> _Supplied material_:
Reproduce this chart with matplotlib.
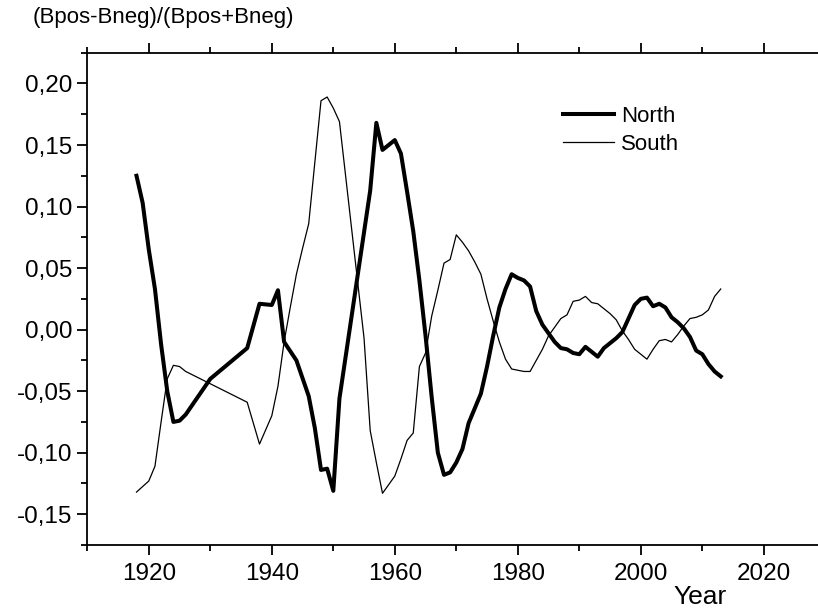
import matplotlib
matplotlib.use('Agg')
import matplotlib.pyplot as plt
from matplotlib.ticker import MultipleLocator, FuncFormatter

plt.rcParams['font.family'] = ['Liberation Sans', 'DejaVu Sans']

# magnetic field asymmetry, annual values
north_years = [1918, 1919, 1920, 1921, 1922, 1923, 1924, 1925, 1926, 1930, 1936, 1938,
               1940, 1941, 1942, 1944, 1946, 1947, 1948, 1949, 1950, 1951, 1956, 1957,
               1958, 1960, 1961, 1962, 1963, 1964, 1965, 1966, 1967, 1968, 1969, 1970,
               1971, 1972, 1973, 1974, 1975, 1976, 1977, 1978, 1979, 1980, 1981, 1982,
               1983, 1984, 1985, 1986, 1987, 1988, 1989, 1990, 1991, 1992, 1993, 1994,
               1995, 1996, 1997, 1998, 1999, 2000, 2001, 2002, 2003, 2004, 2005, 2006,
               2007, 2008, 2009, 2010, 2011, 2012, 2013]
north = [0.125, 0.103, 0.065, 0.033, -0.012, -0.050, -0.075, -0.074, -0.069, -0.040,
         -0.015, 0.021, 0.020, 0.032, -0.010, -0.025, -0.054, -0.080, -0.114, -0.113,
         -0.131, -0.056, 0.113, 0.168, 0.146, 0.154, 0.143, 0.112, 0.080, 0.040,
         -0.005, -0.055, -0.100, -0.118, -0.116, -0.108, -0.097, -0.076, -0.064, -0.052,
         -0.030, -0.005, 0.018, 0.033, 0.045, 0.042, 0.040, 0.035, 0.015, 0.004,
         -0.003, -0.010, -0.015, -0.016, -0.019, -0.020, -0.014, -0.018, -0.022, -0.015,
         -0.011, -0.007, -0.002, 0.009, 0.020, 0.025, 0.026, 0.019, 0.021, 0.018,
         0.010, 0.006, 0.001, -0.006, -0.017, -0.020, -0.028, -0.034, -0.038]

south_years = [1918, 1920, 1921, 1922, 1923, 1924, 1925, 1926, 1936, 1938, 1940, 1941,
               1942, 1943, 1944, 1945, 1946, 1947, 1948, 1949, 1950, 1951, 1952, 1953,
               1954, 1955, 1956, 1957, 1958, 1959, 1960, 1961, 1962, 1963, 1964, 1965,
               1966, 1967, 1968, 1969, 1970, 1971, 1972, 1973, 1974, 1975, 1976, 1977,
               1978, 1979, 1980, 1981, 1982, 1983, 1984, 1985, 1986, 1987, 1988, 1989,
               1990, 1991, 1992, 1993, 1994, 1995, 1996, 1997, 1998, 1999, 2000, 2001,
               2002, 2003, 2004, 2005, 2006, 2007, 2008, 2009, 2010, 2011, 2012, 2013]
south = [-0.132, -0.123, -0.111, -0.075, -0.040, -0.029, -0.030, -0.034, -0.059, -0.093,
         -0.070, -0.046, -0.010, 0.018, 0.045, 0.066, 0.086, 0.136, 0.186, 0.189,
         0.180, 0.169, 0.125, 0.081, 0.037, -0.007, -0.082, -0.108, -0.133, -0.126,
         -0.119, -0.105, -0.090, -0.084, -0.030, -0.019, 0.011, 0.032, 0.054, 0.057,
         0.077, 0.071, 0.064, 0.055, 0.045, 0.025, 0.007, -0.010, -0.024, -0.032,
         -0.033, -0.034, -0.034, -0.025, -0.016, -0.005, 0.002, 0.009, 0.012, 0.023,
         0.024, 0.027, 0.022, 0.021, 0.017, 0.013, 0.008, -0.001, -0.008, -0.016,
         -0.020, -0.024, -0.016, -0.009, -0.008, -0.010, -0.004, 0.003, 0.009, 0.010,
         0.012, 0.016, 0.027, 0.033]

fig = plt.figure(figsize=(8.18, 6.11), dpi=100)
ax = fig.add_axes([87.3 / 818, 66 / 611, 738 / 818, 492.3 / 611])

ax.plot(north_years, north, color='black', lw=2.9, label='North', solid_joinstyle='round')
ax.plot(south_years, south, color='black', lw=0.9, label='South')

ax.set_xlim(1910, 2030)
ax.set_ylim(-0.175, 0.225)

ax.spines['right'].set_visible(False)
for s in ['left', 'top', 'bottom']:
    ax.spines[s].set_linewidth(1.3)

ax.xaxis.set_major_locator(MultipleLocator(20))
ax.xaxis.set_minor_locator(MultipleLocator(10))
ax.yaxis.set_major_locator(MultipleLocator(0.05))
ax.yaxis.set_minor_locator(MultipleLocator(0.025))


def comma_fmt(v, pos):
    if abs(v) < 1e-9:
        v = 0.0
    return f'{v:.2f}'.replace('.', ',').replace('\u2212', '-')


ax.yaxis.set_major_formatter(FuncFormatter(comma_fmt))
ax.tick_params(axis='x', which='both', top=True, bottom=True, direction='out',
               labeltop=False, labelsize=17.5, pad=6)
ax.tick_params(axis='y', which='both', left=True, right=False, direction='out',
               labelsize=17.5, pad=4)
ax.tick_params(which='major', length=7, width=1.3)
ax.tick_params(which='minor', length=4, width=1.3)

ax.legend(loc='upper left', bbox_to_anchor=(563 / 818, 1 - 106 / 611),
          bbox_transform=fig.transFigure, frameon=False, fontsize=16,
          handlelength=2.3, handletextpad=0.3, labelspacing=0.32,
          borderpad=0, borderaxespad=0)

fig.text(33 / 818, 1 - 18 / 611, '(Bpos-Bneg)/(Bpos+Bneg)', fontsize=16,
         ha='left', va='center')
fig.text(700 / 818, 1 - 597 / 611, 'Year', fontsize=19, ha='center', va='center')

fig.savefig('out.png', dpi=100)
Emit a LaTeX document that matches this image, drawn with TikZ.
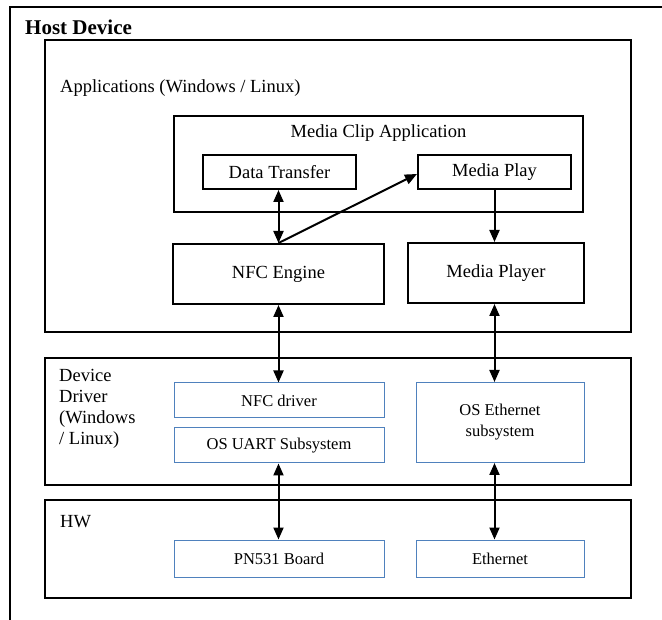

> _Challenge_: From the listing above, copy every line that holds the string "matplotlib".

> _Task output_:
Reproduce this chart with matplotlib.
import matplotlib
matplotlib.use('Agg')
import matplotlib.pyplot as plt
from matplotlib.ticker import MultipleLocator, FuncFormatter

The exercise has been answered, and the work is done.